Countertenor: 2024 Wrapped
By Liberty Collard
2024 was a busy year for the Countertenor team, with exciting research discoveries, musical performances and trips to the archive. The team travelled across the country, from Liverpool to London, Cambridge to Stratford Upon Avon, searching for, and sharing the life and compositions of Charles Ignatius Sancho. Here is a summary of just some of the highlights…
Sons of England
In Spring 2024, research lead and American countertenor Reginald Mobley curated the programme, Sons of England - a selection of Baroque music by English composers, including Charles Ignatius Sancho. Reginald worked with Roderick Wiliams, a British tenor and composer, to commission a piece set to the text of one of Sancho’s Letters. In the late eighteenth century, a small group of Black abolitionist campaigners created the Sons of Africa, one of the earliest Black political organisations in the country that fought against the injustices of slavery. The programme title, Sons of England, commemorates their legacy today.
Mobley reflected…
“I found comfort in how masterfully Sancho expressed his own abolitionist spirit in his correspondence…Music is self-aware. Through its art, it must not only entertain, but also be allowed to be political, and free to comment on social issues that affect us all. And that makes it evergreen and ever relevant.”

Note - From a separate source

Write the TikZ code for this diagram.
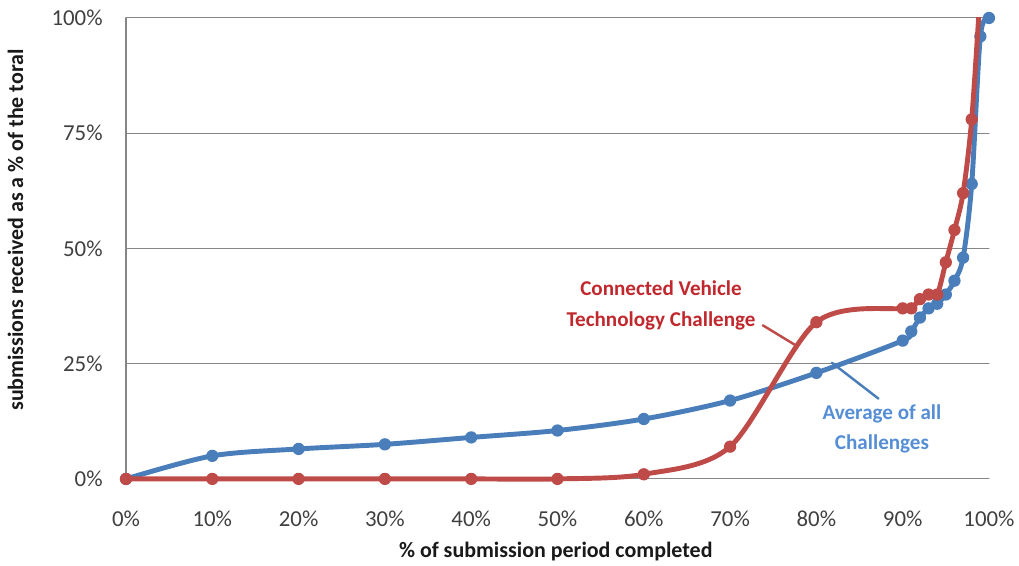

The programme was successfully executed in collaboration with the Academy of Ancient Music (AAM), a leading British period-instrument ensemble, in a tour of four performances across the country: Cambridge, Liverpool, London and Bristol.
Photo of the front cover of the ‘Sons of England’ programme
Beyond the Bassline…
In Summer 2024, Countertenor were involved in The British Library’s 2024 exhibition, Beyond the Bassline: 500 Years of Black British Music. The exhibit was the first to display the half a century of music of African and Caribbean people in Britain. Sancho was showcased as part of the exhibition, reintroducing the ‘man of letters’ as a musician to thousands of visitors from across the world.
Reginald presented Sancho’s music in a lunchtime concert at the library as part of the exhibition’s season of events. The concert was well-received by a diverse audience, including students and tourists.
Reginald on stage performing at the British Library concert
Shakespeare Birthplace Trust
Wrapping up the year, Autumn 2024 saw the Countertenor project develop through a series of successful workshops. These research and development sessions helped the team identify several promising research leads to investigate Sancho’s music further and explore his musical circles in Georgian London.
One such investigation led the team to the Shakespeare Birthplace Trust in Stratford-upon-Avon to learn more about David Garrick’s Jubilee celebration of Shakespeare in September 1769. Exploring the original archival materials led to new and intriguing insights being uncovered into the numerous connections between Sancho, actor and playwright David Garrick, and composer Thomas Arne. These leads will be investigated further in 2025, so stay tuned!
Photo of the team at the Shakespeare Archive…[left to right] Reginald Mobley, James Turnbull, Elizabeth Shuck, Ben Park
Reflecting as we begin another year, 2024 certainly proved to be a jam-packed journey for the Countertenor team. With many questions awaiting to be answered, and discoveries to be made, we can’t wait to see what 2025 will bring!